F.B.I director Christopher Wray is shown before speaking to reporters during a dedication ceremony for the new Atlanta Field Office building Thursday, Oct. 12, 2017, in Atlanta, (AP Photo/John Bazemore)
Kathleen Kavalec has become a familiar name to those of us who follow the Russia collusion probe on a daily basis. Kavalec served as the State Department’s Deputy Assistant Secretary. She met with dossier author Christopher Steele in October of 2016, ten days before the FBI submitted their first application to the FISA Court for a warrant to spy on Trump campaign advisor Carter Page. Kavalec found a number of anomalies in Steele’s story and emailed the FBI two days later about her suspicions.
Kavalec’s email, and the documents attached to it, were publicly released several months ago in response to a FOIA request by conservative political advocacy group Citizens United, albeit in heavily redacted form. The group has filed a new FOIA request to obtain the documents in unredacted form and the FBI has gone to court to prevent that from happening.
The Hill’s John Solomon, a well-connected and highly regarded investigative reporter who follows this case closely, wrote that the FBI’s strenuous fight to keep these records private is “tantamount to giving up the keys to President Trump’s nuclear briefcase, aiding the enemy or assisting terrorists.” He added that, “normally, such Freedom of Information Act cases don’t merit public attention.

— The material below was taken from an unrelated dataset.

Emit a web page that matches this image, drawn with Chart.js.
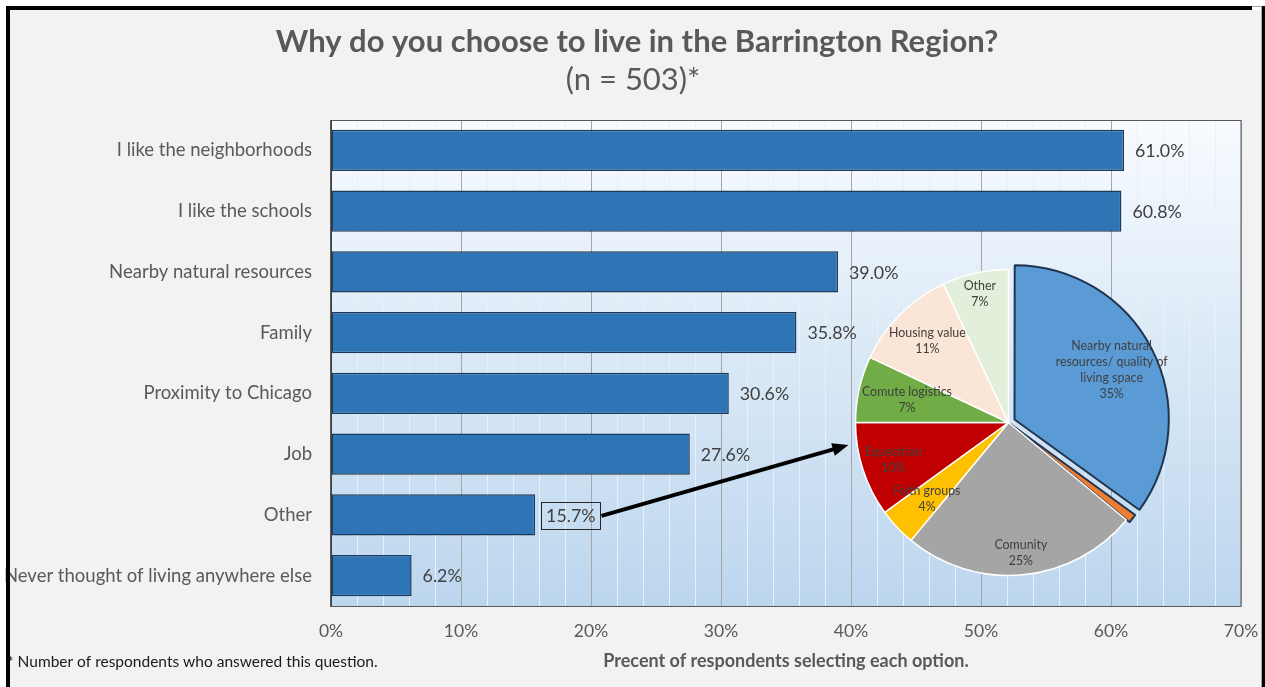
<!DOCTYPE html>
<html>
<head>
<meta charset="utf-8">
<script src="https://cdn.jsdelivr.net/npm/chart.js@4.4.1/dist/chart.umd.min.js"></script>
<style>
  html, body { margin: 0; padding: 0; background: #ffffff; }
  #wrap { position: relative; width: 1265px; height: 687px; overflow: hidden; }
  #bars { position: absolute; left: 0; top: 0; }
  #pie { position: absolute; left: 841px; top: 255px; }
</style>
</head>
<body>
<div id="wrap">
  <canvas id="bars" width="1265" height="687"></canvas>
  <canvas id="pie" width="335" height="335"></canvas>
</div>
<script>
// Bar data
const categories = [
  'I like the neighborhoods',
  'I like the schools',
  'Nearby natural resources',
  'Family',
  'Proximity to Chicago',
  'Job',
  'Other',
  'Never thought of living anywhere else'
];
const percents = [61.0, 60.8, 39.0, 35.8, 30.6, 27.6, 15.7, 6.2];
const xTickValues = [0, 10, 20, 30, 40, 50, 60, 70];

// Breakdown of "Other" answers (inset pie)
const pieLabels = [
  ['Nearby natural', 'resources/ quality of', 'living space'],
  [],
  ['Comunity'],
  ['Faith groups'],
  ['Equestrian'],
  ['Comute logistics'],
  ['Housing value'],
  ['Other']
];
const pieValues = [35, 1, 25, 4, 10, 7, 11, 7];

const titleText = 'Why do you choose to live in the Barrington Region?';
const subtitleText = '(n = 503)*';

const FONT = "Lato, 'Noto Sans', sans-serif";
const PLOT_LEFT = 331;

// Frame, titles, plot background, borders
const framePlugin = {
  id: 'frame',
  beforeDraw(chart) {
    const { ctx, chartArea: a } = chart;
    ctx.save();
    ctx.fillStyle = '#ffffff';
    ctx.fillRect(0, 0, chart.width, chart.height);
    ctx.fillStyle = '#f2f2f2';
    ctx.fillRect(10, 10, 1251, chart.height);
    const g = ctx.createLinearGradient(0, a.top, 0, a.bottom);
    g.addColorStop(0, '#f8fbff');
    g.addColorStop(0.5, '#d9e8f6');
    g.addColorStop(1, '#bcd6ee');
    ctx.fillStyle = g;
    ctx.fillRect(a.left, a.top, a.right - a.left, a.bottom - a.top);
    // titles
    ctx.fillStyle = '#595959';
    ctx.textAlign = 'center';
    ctx.textBaseline = 'middle';
    ctx.font = 'bold 31px ' + FONT;
    ctx.fillText(titleText, 637, 42);
    ctx.font = '31px ' + FONT;
    ctx.fillText(subtitleText, 633, 80);
    ctx.restore();
  },
  beforeDatasetsDraw(chart) {
    const { ctx, chartArea: a } = chart;
    ctx.save();
    ctx.strokeStyle = '#595959';
    ctx.lineWidth = 1;
    ctx.strokeRect(a.left - 0.5, a.top + 0.5, a.right - a.left + 0.5, a.bottom - a.top);
    ctx.restore();
  },
  afterDraw(chart) {
    const { ctx } = chart;
    ctx.save();
    // footnote
    ctx.fillStyle = '#1a1a1a';
    ctx.font = '15.5px ' + FONT;
    ctx.textBaseline = 'middle';
    ctx.textAlign = 'left';
    ctx.fillText('* Number of respondents who answered this question.', 7, 662);
    // outer black frame
    ctx.fillStyle = '#000000';
    ctx.fillRect(6, 6, 1246, 4);
    ctx.fillRect(6, 6, 4, chart.height);
    ctx.fillRect(1262, 6, 3, chart.height);
    ctx.fillStyle = '#a6a6a6';
    ctx.fillRect(1252, 6, 10, 1);
    ctx.fillRect(1261, 6, 1, chart.height);
    ctx.restore();
  }
};

// Value labels, boxed "Other" label and arrow to the pie
const labelPlugin = {
  id: 'valueLabels',
  afterDatasetsDraw(chart) {
    const { ctx } = chart;
    const meta = chart.getDatasetMeta(0);
    ctx.save();
    ctx.font = '17.8px ' + FONT;
    ctx.fillStyle = '#404040';
    ctx.textBaseline = 'middle';
    ctx.textAlign = 'left';
    let arrowStart = null;
    meta.data.forEach((bar, i) => {
      const txt = percents[i].toFixed(1) + '%';
      const tx = bar.x + 11;
      ctx.fillText(txt, tx, bar.y + 1);
      if (categories[i] === 'Other') {
        const w = ctx.measureText(txt).width;
        ctx.strokeStyle = '#262626';
        ctx.lineWidth = 1;
        ctx.strokeRect(Math.round(tx - 5) + 0.5, Math.round(bar.y - 13) + 0.5, Math.round(w + 10), 27);
        arrowStart = { x: tx + w + 6, y: bar.y + 1 };
      }
    });
    if (arrowStart) {
      const xs = chart.scales.x, ys = chart.scales.y;
      const ex = xs.getPixelForValue(39.8);
      const ey = ys.getPixelForValue(4.85);
      const ang = Math.atan2(ey - arrowStart.y, ex - arrowStart.x);
      const head = 16;
      ctx.strokeStyle = '#000000';
      ctx.fillStyle = '#000000';
      ctx.lineWidth = 4;
      ctx.beginPath();
      ctx.moveTo(arrowStart.x, arrowStart.y);
      ctx.lineTo(ex - Math.cos(ang) * (head - 2), ey - Math.sin(ang) * (head - 2));
      ctx.stroke();
      ctx.beginPath();
      ctx.moveTo(ex, ey);
      ctx.lineTo(ex - Math.cos(ang) * head + Math.sin(ang) * 6.5, ey - Math.sin(ang) * head - Math.cos(ang) * 6.5);
      ctx.lineTo(ex - Math.cos(ang) * head - Math.sin(ang) * 6.5, ey - Math.sin(ang) * head + Math.cos(ang) * 6.5);
      ctx.closePath();
      ctx.fill();
    }
    ctx.restore();
  }
};

new Chart(document.getElementById('bars'), {
  type: 'bar',
  data: {
    labels: categories,
    datasets: [{
      data: percents,
      backgroundColor: '#2e75b6',
      borderColor: '#1d3a5a',
      borderWidth: 1.5,
      borderSkipped: false,
      categoryPercentage: 1,
      barPercentage: 0.675
    }]
  },
  options: {
    indexAxis: 'y',
    responsive: false,
    animation: false,
    events: [],
    layout: { padding: { top: 120, left: 0, right: 24, bottom: 0 } },
    plugins: {
      legend: { display: false },
      tooltip: { enabled: false },
      title: { display: false }
    },
    scales: {
      x: {
        min: 0,
        max: 70,
        afterBuildTicks(scale) {
          const t = [];
          for (let v = 0; v <= 70; v += 2) t.push({ value: v });
          scale.ticks = t;
        },
        afterFit(scale) { scale.height = 81; },
        ticks: {
          autoSkip: false,
          maxRotation: 0,
          padding: 0,
          color: '#595959',
          font: { family: FONT, size: 17.5 },
          callback: (v) => xTickValues.includes(v) ? v + '%' : ''
        },
        grid: {
          drawTicks: true,
          tickLength: 15,
          tickColor: 'rgba(0,0,0,0)',
          color: (c) => (c.tick && xTickValues.includes(c.tick.value)) ? '#a6a6a6' : '#e9f0f8',
          lineWidth: 1
        },
        border: { display: false },
        title: {
          display: true,
          text: 'Precent of respondents selecting each option.',
          color: '#595959',
          font: { family: FONT, size: 18, weight: 'bold', lineHeight: 1.2 },
          padding: { top: 0, bottom: 15 }
        }
      },
      y: {
        afterFit(scale) { scale.width = PLOT_LEFT; },
        ticks: {
          padding: 19,
          color: '#595959',
          font: { family: FONT, size: 18.5 }
        },
        grid: { display: false, drawTicks: false },
        border: { display: true, color: '#404040', width: 1 }
      }
    }
  },
  plugins: [framePlugin, labelPlugin]
});

// Inset pie: labels drawn inside slices
const pieLabelRadius = [0.58, 0, 0.86, 0.73, 0.79, 0.68, 0.75, 0.86];
const pieLabelPlugin = {
  id: 'pieLabels',
  afterDatasetsDraw(chart) {
    const { ctx } = chart;
    const meta = chart.getDatasetMeta(0);
    ctx.save();
    ctx.font = '12.4px ' + FONT;
    ctx.fillStyle = '#404040';
    ctx.textAlign = 'center';
    ctx.textBaseline = 'middle';
    meta.data.forEach((arc, i) => {
      if (!pieLabels[i].length) return;
      const p = arc.getProps(['x', 'y', 'startAngle', 'endAngle', 'outerRadius'], true);
      const mid = (p.startAngle + p.endAngle) / 2;
      const off = arc.options.offset || 0;
      const r = p.outerRadius * pieLabelRadius[i] + off;
      const cx = p.x + Math.cos(mid) * r;
      const cy = p.y + Math.sin(mid) * r;
      const lines = pieLabels[i].concat([pieValues[i] + '%']);
      const lh = 16;
      lines.forEach((ln, k) => {
        ctx.fillText(ln, cx, cy + (k - (lines.length - 1) / 2) * lh);
      });
    });
    ctx.restore();
  }
};

new Chart(document.getElementById('pie'), {
  type: 'pie',
  data: {
    labels: pieLabels.map(l => l.join(' ')),
    datasets: [{
      data: pieValues,
      backgroundColor: ['#5b9bd5', '#ed7d31', '#a5a5a5', '#ffc000', '#c00000', '#70ad47', '#fbe5d6', '#e2efda'],
      borderColor: ['#1f3550', '#1f3550', '#ffffff', '#ffffff', '#ffffff', '#ffffff', '#ffffff', '#ffffff'],
      borderWidth: [2, 2, 1.5, 1.5, 1.5, 1.5, 1.5, 1.5],
      hoverBorderWidth: [2, 2, 1.5, 1.5, 1.5, 1.5, 1.5, 1.5],
      offset: [27, 8, 0, 0, 0, 0, 0, 0],
      hoverOffset: [27, 8, 0, 0, 0, 0, 0, 0]
    }]
  },
  options: {
    responsive: false,
    animation: false,
    events: [],
    layout: { padding: 0 },
    plugins: {
      legend: { display: false },
      tooltip: { enabled: false }
    }
  },
  plugins: [pieLabelPlugin]
});
</script>
</body>
</html>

This one does.”
Why is the FBI fighting so hard to prevent the release of these documents? The FBI maintains, as they always do, they are concerned that sources and methods will be revealed. In a sworn affidavit, an FBI official claimed, “We know that terrorist organizations and other hostile or foreign intelligence groups have the capacity and ability to gather information from myriad sources, analyze it and deduce means and methods from disparate details to defeat the U.S. government’s collection efforts.”
In court, this official argued that “The FBI can’t afford to jeopardize the fragile relationships that exist between the United States and certain foreign governments.” He also claimed that “FBI special agents have privacy interests from unnecessary, unofficial questioning as to the conduct of investigations and other FBI business.”

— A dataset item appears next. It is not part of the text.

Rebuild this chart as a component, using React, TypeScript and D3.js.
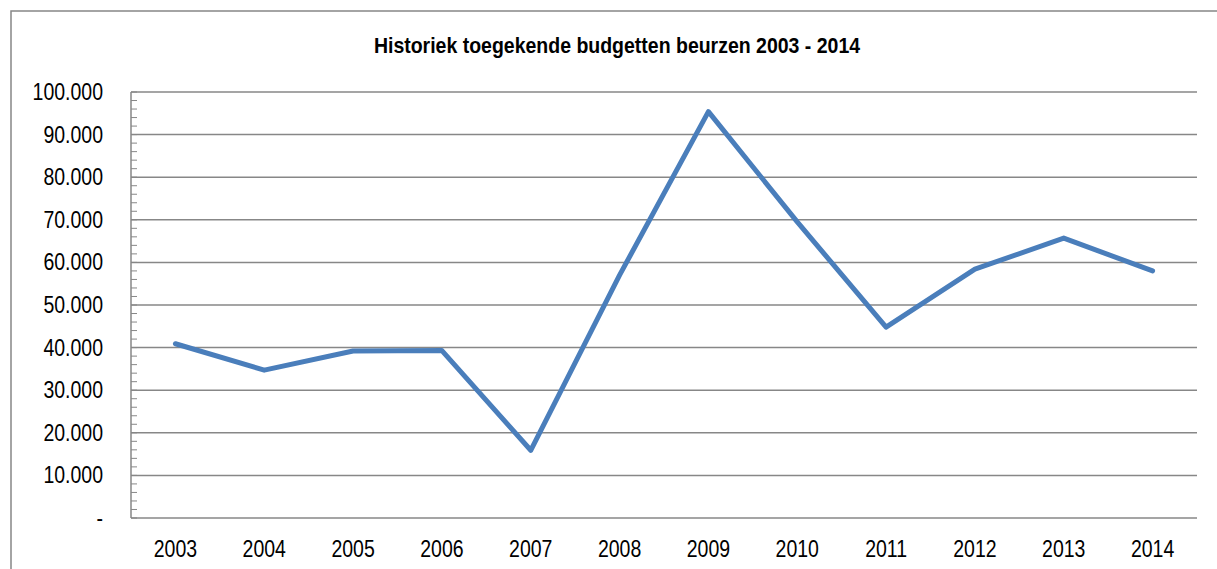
import React from "react";
import * as d3 from "d3";

const years = ["2003", "2004", "2005", "2006", "2007", "2008", "2009", "2010", "2011", "2012", "2013", "2014"];
const budgets = [40900, 34700, 39200, 39300, 15900, 57000, 95400, 69500, 44800, 58400, 65700, 58000];
const yTicks = [0, 10000, 20000, 30000, 40000, 50000, 60000, 70000, 80000, 90000, 100000];
const title = "Historiek toegekende budgetten beurzen 2003 - 2014";

const W = 1217;
const H = 569;
const margin = { top: 92, right: 20, bottom: 51, left: 131 };

// 100.000 style, zero shown as "-"
const fmt = (v: number) => (v === 0 ? "-" : d3.format(",")(v).replace(/,/g, "."));

// text in the source is a bit taller than Arial, stretch vertically
const stretch = 1.18;

export default function App() {
  const x = d3
    .scaleBand()
    .domain(years)
    .range([margin.left, W - margin.right]);
  const y = d3
    .scaleLinear()
    .domain([0, 100000])
    .range([H - margin.bottom, margin.top]);

  const minor = d3.range(0, 100001, 2000);

  const line = d3
    .line<number>()
    .x((_, i) => x(years[i])! + x.bandwidth() / 2)
    .y((d) => y(d));

  const grid = "#878787";
  const font = "'Liberation Sans', Arial, sans-serif";

  return (
    <svg
      width={W}
      height={H}
      style={{ position: "absolute", left: 0, top: 0, background: "#fff" }}
    >
      {/* outer chart border */}
      <rect x={11} y={11} width={W + 20} height={H + 20} fill="none" stroke={grid} strokeWidth={1.5} />

      <text
        transform={`translate(617,52.5) scale(1,1.12)`}
        textAnchor="middle"
        fontFamily={font}
        fontWeight="bold"
        fontSize={19.5}
        fill="#000"
      >
        {title}
      </text>

      {/* gridlines */}
      {yTicks.map((t) => (
        <line
          key={"g" + t}
          x1={margin.left}
          x2={W - margin.right}
          y1={y(t)}
          y2={y(t)}
          stroke={grid}
          strokeWidth={1.5}
        />
      ))}

      {/* y axis line + ticks */}
      <line x1={margin.left} x2={margin.left} y1={y(0)} y2={y(100000)} stroke={grid} strokeWidth={1.5} />
      {minor.map((t) => (
        <line
          key={"m" + t}
          x1={margin.left}
          x2={margin.left + 6}
          y1={y(t)}
          y2={y(t)}
          stroke={grid}
          strokeWidth={1}
        />
      ))}

      {yTicks.map((t) => (
        <text
          key={"l" + t}
          transform={`translate(${margin.left - 28},${y(t)}) scale(1,${stretch})`}
          dy="0.35em"
          textAnchor="end"
          fontFamily={font}
          fontSize={19.5}
          fill="#000"
        >
          {fmt(t)}
        </text>
      ))}

      {years.map((yr) => (
        <text
          key={yr}
          transform={`translate(${x(yr)! + x.bandwidth() / 2},557) scale(1,${stretch})`}
          textAnchor="middle"
          fontFamily={font}
          fontSize={19.5}
          fill="#000"
        >
          {yr}
        </text>
      ))}

      <path
        d={line(budgets) || ""}
        fill="none"
        stroke="#4a7ebb"
        strokeWidth={5}
        strokeLinejoin="round"
        strokeLinecap="round"
      />
    </svg>
  );
}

FBI Director Christopher Wray has gone to great lengths to guard documents pertaining to their counter-intelligence investigation. Clearly, this information doesn’t include sources and methods or it wouldn’t have gone out to Clinton, the DNC and the media during the 2016 election season.

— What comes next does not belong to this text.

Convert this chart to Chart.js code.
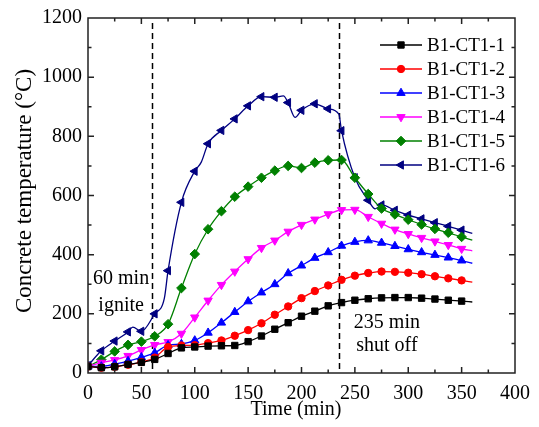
<!DOCTYPE html>
<html>
<head>
<meta charset="utf-8">
<script src="https://cdn.jsdelivr.net/npm/chart.js"></script>
<style>
  html, body { margin: 0; padding: 0; background: #fff; }
  #wrap { width: 539px; height: 427px; }
</style>
</head>
<body>
<div id="wrap"><canvas id="chart" width="539" height="427"></canvas></div>
<script>
// tempo (min): marcador a cada 12,5 min, último ponto (360) sem marcador
const times = [0, 12.5, 25, 37.5, 50, 62.5, 75, 87.5, 100, 112.5, 125, 137.5, 150, 162.5, 175,
  187.5, 200, 212.5, 225, 237.5, 250, 262.5, 275, 287.5, 300, 312.5, 325, 337.5, 350, 360];

const ct1 = [22, 18, 21, 29, 36, 46, 66, 85, 88, 91, 92, 93, 106, 125, 148,
  170, 192, 209, 227, 238, 246, 251, 254, 255, 255, 253, 250, 246, 243, 240];
const ct2 = [22, 18, 21, 28, 37, 52, 88, 93, 94, 101, 110, 126, 145, 168, 197,
  225, 253, 277, 296, 315, 329, 338, 343, 342, 339, 334, 327, 320, 313, 307];
const ct3 = [22, 22, 30, 40, 53, 68, 94, 98, 110, 136, 170, 206, 242, 272, 300,
  337, 363, 389, 408, 430, 443, 448, 440, 429, 418, 408, 399, 390, 380, 371];
const ct4 = [22, 35, 44, 58, 78, 95, 105, 133, 188, 245, 298, 343, 385, 423, 448,
  478, 501, 519, 537, 551, 552, 528, 505, 485, 470, 457, 445, 433, 420, 413];
const ct5 = [22, 45, 73, 95, 106, 124, 165, 287, 402, 486, 547, 596, 630, 660, 684,
  700, 693, 711, 719, 720, 660, 605, 556, 536, 518, 502, 487, 474, 460, 449];

// CT1-6 tem pontos extras (sem marcador) para as oscilações da curva
const times6 = [0, 12.5, 25, 37.5, 42, 50, 62.5, 71.5, 75, 87.5, 100, 106, 112.5, 125, 137.5, 150,
  162.5, 175, 183, 187.5, 194, 200, 212.5, 225, 235, 237.5, 250, 262.5, 269, 275, 287.5,
  300, 312.5, 325, 337.5, 350, 360];
const ct6 = [25, 75, 108, 139, 155, 141, 200, 252, 346, 577, 682, 712, 775, 820, 859, 903,
  934, 932, 937, 914, 864, 888, 910, 893, 875, 819, 660, 584, 555, 568, 550,
  534, 521, 508, 496, 483, 472];

const seriesNames = ['B1-CT1-1', 'B1-CT1-2', 'B1-CT1-3', 'B1-CT1-4', 'B1-CT1-5', 'B1-CT1-6'];
const xTicks = [0, 50, 100, 150, 200, 250, 300, 350, 400];
const yTicks = [0, 200, 400, 600, 800, 1000, 1200];
const eventTimes = [60, 235];

const FONT = '"Liberation Serif", "Times New Roman", serif';

function toPoints(xs, ys) {
  return xs.map((t, i) => ({ x: t, y: ys[i] }));
}

// só desenha marcador nos múltiplos de 12,5 min até 350
function markerRadius(r) {
  return ctx => {
    const t = ctx.raw ? ctx.raw.x : 0;
    return (t % 12.5 === 0 && t <= 350) ? r : 0;
  };
}

function makeSet(i, xs, ys, color, style, rotation, r) {
  return {
    label: seriesNames[i],
    data: toPoints(xs, ys),
    borderColor: color,
    backgroundColor: color,
    borderWidth: 1.3,
    pointStyle: style,
    rotation: rotation,
    pointRadius: markerRadius(r),
    pointHoverRadius: 0,
    pointBorderWidth: 1,
    pointBackgroundColor: color,
    pointBorderColor: color,
    cubicInterpolationMode: 'monotone',
    legendRadius: r
  };
}

const datasets = [
  makeSet(0, times, ct1, '#000000', 'rect', 0, 4.5),
  makeSet(1, times, ct2, '#ff0000', 'circle', 0, 3.7),
  makeSet(2, times, ct3, '#0000ff', 'triangle', 0, 4.8),
  makeSet(3, times, ct4, '#ff00ff', 'triangle', 180, 4.8),
  makeSet(4, times, ct5, '#008000', 'rectRot', 0, 4.8),
  makeSet(5, times6, ct6, '#000080', 'triangle', -90, 4.8)
];

const decorPlugin = {
  id: 'decor',
  beforeDatasetsDraw(chart) {
    const { ctx, chartArea: a, scales: { x } } = chart;
    ctx.save();
    ctx.strokeStyle = '#000';
    ctx.lineWidth = 1.5;
    ctx.setLineDash([6, 4]);
    eventTimes.forEach(t => {
      const px = Math.round(x.getPixelForValue(t)) + 0.5;
      ctx.beginPath();
      ctx.moveTo(px, a.top + 5);
      ctx.lineTo(px, a.bottom);
      ctx.stroke();
    });
    ctx.restore();
  },
  afterDraw(chart) {
    const { ctx, chartArea: a, scales: { x, y } } = chart;
    ctx.save();

    // moldura com marcas para dentro
    ctx.strokeStyle = '#222';
    ctx.lineWidth = 1.5;
    ctx.strokeRect(a.left, a.top, a.right - a.left, a.bottom - a.top);
    ctx.beginPath();
    for (let t = 25; t < 400; t += 25) {
      const px = x.getPixelForValue(t);
      const len = t % 50 === 0 ? 6 : 3.5;
      ctx.moveTo(px, a.bottom); ctx.lineTo(px, a.bottom - len);
      ctx.moveTo(px, a.top); ctx.lineTo(px, a.top + len);
    }
    for (let v = 100; v < 1200; v += 100) {
      const py = y.getPixelForValue(v);
      const len = v % 200 === 0 ? 6 : 3.5;
      ctx.moveTo(a.left, py); ctx.lineTo(a.left + len, py);
      ctx.moveTo(a.right, py); ctx.lineTo(a.right - len, py);
    }
    ctx.stroke();

    // títulos dos eixos
    ctx.fillStyle = '#000';
    ctx.textAlign = 'center';
    ctx.textBaseline = 'middle';
    ctx.font = '20px ' + FONT;
    ctx.fillText('Time (min)', 296, 410);
    ctx.save();
    ctx.translate(25, 191);
    ctx.rotate(-Math.PI / 2);
    ctx.font = '23px ' + FONT;
    ctx.fillText('Concrete temperature (\u00B0C)', 0, 0);
    ctx.restore();

    // anotações
    ctx.font = '20px ' + FONT;
    ctx.fillText('60 min', x.getPixelForValue(31), y.getPixelForValue(319));
    ctx.fillText('ignite', x.getPixelForValue(31), y.getPixelForValue(229));
    ctx.fillText('235 min', x.getPixelForValue(280), y.getPixelForValue(171));
    ctx.fillText('shut off', x.getPixelForValue(280), y.getPixelForValue(91));

    // legenda
    ctx.font = '19px ' + FONT;
    ctx.textAlign = 'left';
    chart.data.datasets.forEach((ds, i) => {
      const ly = 45 + 24 * i;
      ctx.strokeStyle = ds.borderColor;
      ctx.lineWidth = 1.5;
      ctx.setLineDash([]);
      ctx.beginPath();
      ctx.moveTo(380, ly);
      ctx.lineTo(422, ly);
      ctx.stroke();
      ctx.fillStyle = ds.borderColor;
      ctx.lineWidth = 1;
      Chart.helpers.drawPoint(ctx, {
        pointStyle: ds.pointStyle,
        rotation: ds.rotation,
        radius: ds.legendRadius,
        borderWidth: 1
      }, 401, ly);
      ctx.fillStyle = '#000';
      ctx.fillText(ds.label, 427, ly + 1);
    });

    ctx.restore();
  }
};

new Chart(document.getElementById('chart'), {
  type: 'line',
  data: { datasets: datasets },
  options: {
    responsive: false,
    animation: false,
    devicePixelRatio: 1,
    layout: { padding: { left: 0, right: 17, top: 16, bottom: 0 } },
    plugins: {
      legend: { display: false },
      tooltip: { enabled: false }
    },
    scales: {
      x: {
        type: 'linear',
        min: 0,
        max: 400,
        afterFit: s => { s.height = 54; },
        afterBuildTicks: s => { s.ticks = xTicks.map(v => ({ value: v })); },
        grid: { display: false, drawTicks: false },
        border: { display: false },
        ticks: { color: '#000', padding: 9, maxRotation: 0, font: { family: FONT, size: 20 },
          callback: v => String(v) }
      },
      y: {
        min: 0,
        max: 1200,
        afterFit: s => { s.width = 88; },
        afterBuildTicks: s => { s.ticks = yTicks.map(v => ({ value: v })); },
        grid: { display: false, drawTicks: false },
        border: { display: false },
        ticks: { color: '#000', padding: 6, font: { family: FONT, size: 20 },
          callback: v => String(v) }
      }
    }
  },
  plugins: [decorPlugin]
});
</script>
</body>
</html>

Solomon summarizes what this lawsuit is all about:
It’s about protecting the bureau’s reputation from revelations its agents knew derogatory information about Steele and his work before they used his dossier to support a surveillance warrant targeting the Trump campaign and failed to disclose that information to the Foreign Intelligence Surveillance Court (FISC).
Citizens United’s president, David Bossie said, “Only through our litigation will the American people discover what the political operatives inside the Obama State Department and FBI were doing in 2016 with the fake Steele dossier before the FISA court.”
Solomon describes one of the documents the FBI is trying to protect:
It’s a five-page memo that Kavalec downloaded from Steele from an internet storage site after meeting with him on Oct. 11, 2016. She sent it to then-FBI section chief Steven Laycock, now an assistant director, two days later.
The document, according to my sources who have seen it, lays out a theory that Steele and some liberals spread late in the 2016 campaign that unusual computer pings between a Trump Tower server and Alfa Bank in Russia might be a secret communication channel by which Trump and Vladimir Putin were hijacking the election.
The theory has been written about in the media. Kavalec downloaded the file from Steele via a commercial internet download service and transmitted it to Laycock on non-classified email.
It’s noteworthy that when these documents were previously released, Laycock’s name was redacted.
Rep. Mark Meadows (R-N.C.) has seen the documents and said that “the memo is based on open source media reporting and that the FBI’s claim that revealing it would harm sources and methods is completely unfounded.”
In former special counsel Robert Mueller’s testimony last week, he said the “Alfa Bank theory is not true.”
Why is Christopher Wray, who became the FBI Director after all of this occurred, trying to hide this information? Solomon’s sources tell him:
It’s because the State Department included notations on Steele’s five pages of research strongly calling into question his Alfa Bank theories before sending it to the FBI. In other words, they challenged the veracity and quality of Steele’s intelligence.
Under the FBI’s human source rules, a U.S. government’s negative assessment of an informer’s information would constitute “derogatory information” that would have to be disclosed to the FISC if Steele’s work was being used to support a Foreign Intelligence Surveillance Act (FISA) warrant.
Eight days after Kavalec sent Laycock her annotated version of Steele’s Alfa Bank research, the FBI submitted to the FISC an application that won the agency permission to surveil former Trump campaign adviser Carter Page.
The bureau did not include State’s assessment. Instead, agents declared they possessed no derogatory information about Steele.
Wray’s attempts to stonewall requests for FBI records are becoming familiar. But the FBI has actually gone to court to fight this particular one.
What are they trying so hard to hide?
Is it time for Trump to think about a replacement for Christopher Wray?